Aim of the exercise »
Copy out every line in which the string "this" occurs.

Task data »
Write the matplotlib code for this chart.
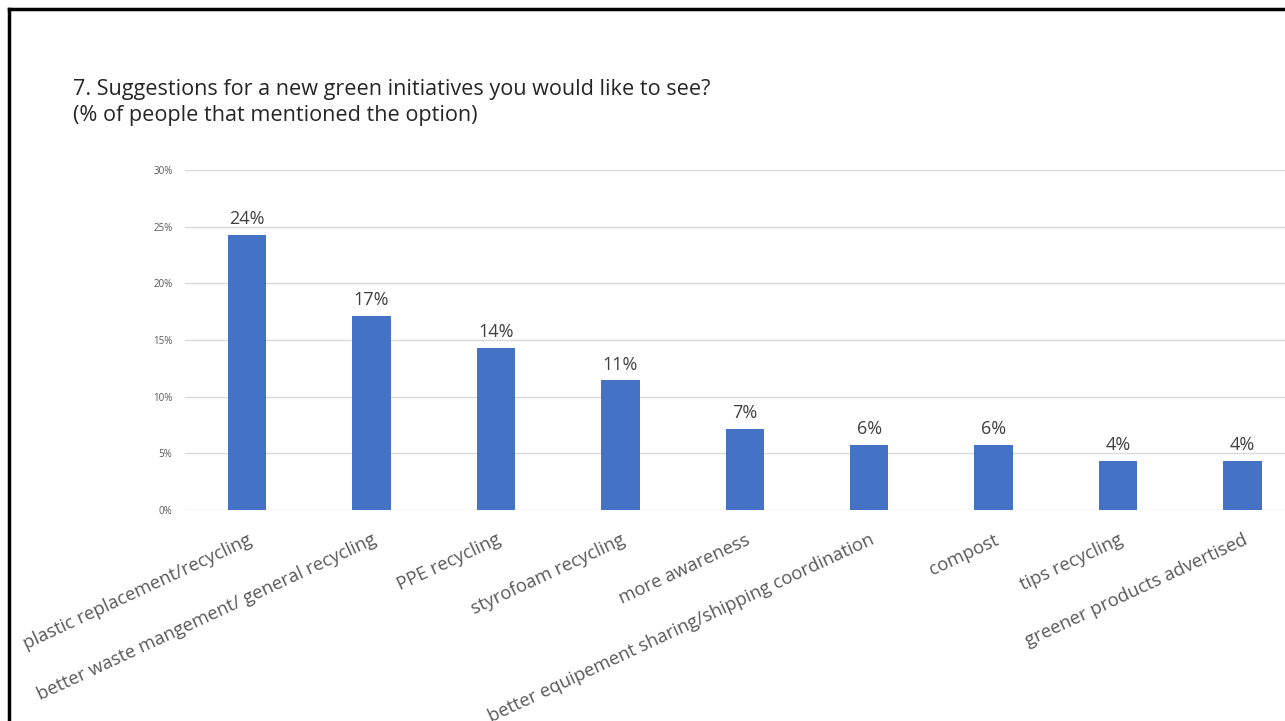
import matplotlib.pyplot as plt
from matplotlib.lines import Line2D

categories = [
    "plastic replacement/recycling",
    "better waste mangement/ general recycling",
    "PPE recycling",
    "styrofoam recycling",
    "more awareness",
    "better equipement sharing/shipping coordination",
    "compost",
    "tips recycling",
    "greener products advertised",
]
# share of respondents (out of 70) mentioning each option
shares = [17 / 70, 12 / 70, 10 / 70, 8 / 70, 5 / 70, 4 / 70, 4 / 70, 3 / 70, 3 / 70]
yticks = [0, 0.05, 0.10, 0.15, 0.20, 0.25, 0.30]

plt.rcParams['font.family'] = ['Open Sans', 'DejaVu Sans']

W, H = 1285, 721
fig = plt.figure(figsize=(W / 100, H / 100), dpi=100)

# slide frame (top and left edges)
fig.add_artist(Line2D([9 / W, 9 / W], [0, 1 - 9 / H], transform=fig.transFigure,
                      color='black', lw=2.5))
fig.add_artist(Line2D([9 / W, 1], [1 - 9 / H, 1 - 9 / H], transform=fig.transFigure,
                      color='black', lw=2.5))

fig.text(73 / W, 1 - 89 / H, "7. Suggestions for a new green initiatives you would like to see?",
         fontsize=15.6, color='#262626', va='center', ha='left')
fig.text(73 / W, 1 - 116 / H, "(% of people that mentioned the option)",
         fontsize=15.6, color='#262626', va='center', ha='left')

spacing = 124.4
ax = fig.add_axes([185 / W, 1 - 510 / H, 9 * spacing / W, 340 / H])
x = list(range(len(categories)))
bars = ax.bar(x, shares, width=0.31, color='#4472C4', zorder=3)

ax.set_xlim(-0.5, len(categories) - 0.5)
ax.set_ylim(0, 0.30)
ax.set_yticks(yticks)
ax.set_yticklabels([f"{int(round(t * 100))}%" for t in yticks], fontsize=7, color='#595959')
ax.tick_params(axis='y', length=0, pad=9)
ax.grid(axis='y', color='#d9d9d9', lw=1, zorder=0)
for s in ax.spines.values():
    s.set_visible(False)

ax.set_xticks(x)
ax.set_xticklabels(categories, rotation=25, ha='right', va='top',
                   rotation_mode='anchor', fontsize=13.2, color='#595959')
ax.tick_params(axis='x', length=0, pad=15)

for b, v in zip(bars, shares):
    ax.annotate(f"{round(v * 100):.0f}%", (b.get_x() + b.get_width() / 2, v),
                xytext=(0, 5), textcoords='offset points', ha='center', va='bottom',
                fontsize=13, color='#404040')

fig.savefig('out.png', dpi=100)
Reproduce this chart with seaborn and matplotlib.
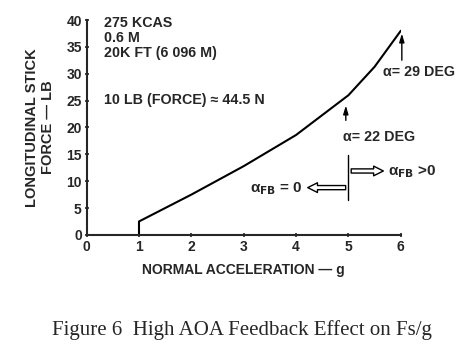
import matplotlib
matplotlib.use("Agg")
import matplotlib.pyplot as plt
import seaborn as sns
import pandas as pd

# Data
accel_g = [1.0, 1.0, 2.0, 3.0, 4.0, 5.0, 5.5, 6.0]
stick_force_lb = [0.0, 2.5, 7.5, 12.8, 18.6, 26.0, 31.3, 38.0]
x_ticks = [0, 1, 2, 3, 4, 5, 6]
y_ticks = [0, 5, 10, 15, 20, 25, 30, 35, 40]

sns.set_style("ticks")
plt.rcParams["font.family"] = ["Liberation Sans", "DejaVu Sans"]
plt.rcParams["font.weight"] = "bold"

fig = plt.figure(figsize=(4.76, 3.48), dpi=100)
ax = fig.add_axes([0.182, 0.325, 0.660, 0.6175])

df = pd.DataFrame({"g": accel_g, "F": stick_force_lb})
sns.lineplot(data=df, x="g", y="F", ax=ax, color="black", linewidth=1.5,
             sort=False, estimator=None)

ax.set_xlim(0, 6)
ax.set_ylim(0, 40)
ax.set_xticks(x_ticks)
ax.set_yticks(y_ticks)
ax.tick_params(axis="both", labelsize=10, width=1.2, length=3, direction="inout", pad=2)
for lbl in ax.get_xticklabels() + ax.get_yticklabels():
    lbl.set_fontweight("bold")
for s in ["top", "right"]:
    ax.spines[s].set_visible(False)
for s in ["left", "bottom"]:
    ax.spines[s].set_linewidth(1.5)

ax.set_xlabel("NORMAL ACCELERATION — g", fontsize=10, fontweight="bold", labelpad=7)
ax.set_ylabel("LONGITUDINAL STICK\nFORCE — LB", fontsize=10.5, fontweight="bold", labelpad=8)

tk = dict(fontsize=10.3, fontweight="bold", ha="left", va="center")
ax.text(0.33, 39.4, "275 KCAS", **tk)
ax.text(0.33, 36.6, "0.6 M", **tk)
ax.text(0.33, 33.8, "20K FT (6 096 M)", **tk)
ax.text(0.33, 25.1, "10 LB (FORCE) ≈ 44.5 N", **tk)

# alpha markers
ax.annotate("", xy=(6.02, 38.0), xytext=(6.02, 32.0), annotation_clip=False,
            arrowprops=dict(arrowstyle="-|>,head_width=0.15,head_length=0.5", color="black", lw=1.0))
ax.text(5.66, 30.3, "α= 29 DEG", **tk)
ax.annotate("", xy=(4.95, 24.6), xytext=(4.95, 20.8), annotation_clip=False,
            arrowprops=dict(arrowstyle="-|>,head_width=0.15,head_length=0.5", color="black", lw=1.0))
ax.text(4.9, 18.2, "α= 22 DEG", **tk)

# feedback boundary
ax.plot([5, 5], [6.5, 14.9], color="black", lw=1.0)
hollow = dict(arrowstyle="simple,head_width=0.7,head_length=0.7,tail_width=0.3",
              fc="white", ec="black", lw=1.0)
ax.annotate("", xy=(5.72, 11.9), xytext=(5.0, 11.9), arrowprops=hollow, annotation_clip=False)
ax.annotate("", xy=(4.17, 8.8), xytext=(5.0, 8.8), arrowprops=hollow, annotation_clip=False)
ax.text(5.76, 11.8, r"α$_{\mathbf{FB}}$ >0", fontsize=11, fontweight="bold", ha="left", va="center")
ax.text(4.12, 8.7, r"α$_{\mathbf{FB}}$ = 0", fontsize=11, fontweight="bold", ha="right", va="center")

fig.text(0.508, 0.052, "Figure 6  High AOA Feedback Effect on Fs/g", fontsize=15,
         family=["Liberation Serif", "DejaVu Serif"], fontweight="normal", ha="center", va="center")

fig.savefig("out.png", dpi=100)
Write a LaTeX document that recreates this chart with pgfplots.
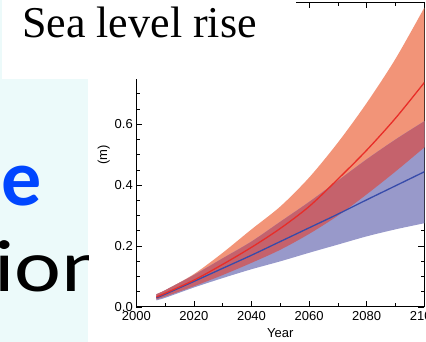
\documentclass[border=0pt]{standalone}
\usepackage{pgfplots}
\pgfplotsset{compat=1.18}
\usepackage{pgfplotstable}
\usepgfplotslibrary{fillbetween}
\usepackage{fontspec}
\setmainfont{Liberation Sans}
\newfontfamily\timesfont{Liberation Serif}
\newfontfamily\calfont{Carlito}
\definecolor{cyanbg}{RGB}{236,250,250}
\definecolor{orangeC}{RGB}{242,148,120}
\definecolor{blueC}{RGB}{152,153,202}
\definecolor{darkC}{RGB}{197,98,108}
\definecolor{redL}{RGB}{232,45,40}
\definecolor{blueL}{RGB}{55,75,170}
\definecolor{titleblue}{RGB}{0,70,255}
\pgfplotstableread{
x    ru    rm    rl
2007 0.042 0.033 0.025
2010 0.055 0.045 0.034
2020 0.108 0.088 0.068
2030 0.178 0.140 0.105
2040 0.255 0.196 0.145
2050 0.330 0.258 0.188
2060 0.425 0.330 0.240
2070 0.540 0.420 0.300
2080 0.670 0.515 0.370
2090 0.815 0.620 0.445
2100 0.983 0.737 0.524
}\redtab
\pgfplotstableread{
x    bu    bm    bl
2007 0.042 0.030 0.022
2010 0.055 0.042 0.030
2020 0.105 0.084 0.064
2030 0.160 0.127 0.095
2040 0.215 0.170 0.124
2050 0.280 0.215 0.150
2060 0.345 0.260 0.178
2070 0.415 0.305 0.205
2080 0.485 0.352 0.232
2090 0.550 0.398 0.255
2100 0.610 0.444 0.275
}\bluetab
\begin{document}
\begin{tikzpicture}
\fill[cyanbg] (0pt,0pt) rectangle (88pt,263pt);
\fill[cyanbg] (0pt,263pt) rectangle (2pt,342pt);
\begin{scope}
\clip (0pt,0pt) rectangle (88pt,263pt);
\node[anchor=base west, inner sep=0pt, text=titleblue] at (1pt,136pt) {\calfont\bfseries\fontsize{80}{90}\selectfont e};
\node[anchor=base west, inner sep=0pt, text=black] at (-6pt,50.3pt) {\scalebox{1.2}[1]{\calfont\fontsize{74}{80}\selectfont ion}};
\end{scope}
\begin{axis}[
  at={(136.3pt,35pt)}, anchor=south west,
  scale only axis, width=288pt, height=304.5pt,
  xmin=2000, xmax=2100, ymin=0, ymax=1.0,
  xtick={2000,2020,...,2100}, minor x tick num=1,
  ytick={0,0.2,...,1.0}, minor y tick num=3,
  tick align=inside,
  major tick length=6pt, minor tick length=3.5pt,
  every tick/.style={black, line width=0.8pt},
  axis line style={black, line width=1pt},
  /pgf/number format/assume math mode=true,
  xticklabel style={/pgf/number format/1000 sep={}, font=\fontsize{13}{15}\selectfont, yshift=-1pt},
  yticklabel style={/pgf/number format/fixed, /pgf/number format/fixed zerofill, /pgf/number format/precision=1, font=\fontsize{13}{15}\selectfont},
  xlabel={Year}, ylabel={(m)},
  label style={font=\fontsize{13}{15}\selectfont},
  xlabel style={yshift=-1pt},
  ylabel style={yshift=-2pt},
]
\addplot[draw=none, name path=ru, smooth] table[x=x,y=ru]{\redtab};
\addplot[draw=none, name path=rl, smooth] table[x=x,y=rl]{\redtab};
\addplot[draw=none, name path=bu, smooth] table[x=x,y=bu]{\bluetab};
\addplot[draw=none, name path=bl, smooth] table[x=x,y=bl]{\bluetab};
\addplot[fill=orangeC, draw=none] fill between[of=ru and rl];
\addplot[fill=blueC, draw=none] fill between[of=bu and bl];
\addplot[fill=darkC, draw=none] fill between[of=bu and rl];
\addplot[blueL, line width=1.3pt, smooth] table[x=x,y=bm]{\bluetab};
\addplot[redL, line width=1.3pt, smooth] table[x=x,y=rm]{\redtab};
\end{axis}
\fill[white] (2pt,263pt) rectangle (296pt,342pt);
\node[anchor=base west, inner sep=0pt] at (22pt,304pt) {\timesfont\fontsize{44}{50}\selectfont Sea level rise};
\pgfresetboundingbox
\useasboundingbox (0pt,0pt) rectangle (426pt,342pt);
\end{tikzpicture}
\end{document}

Answer for the task »
Write the matplotlib code for this chart.
Reproduce this chart with seaborn and matplotlib.
Write a LaTeX document that recreates this chart with pgfplots.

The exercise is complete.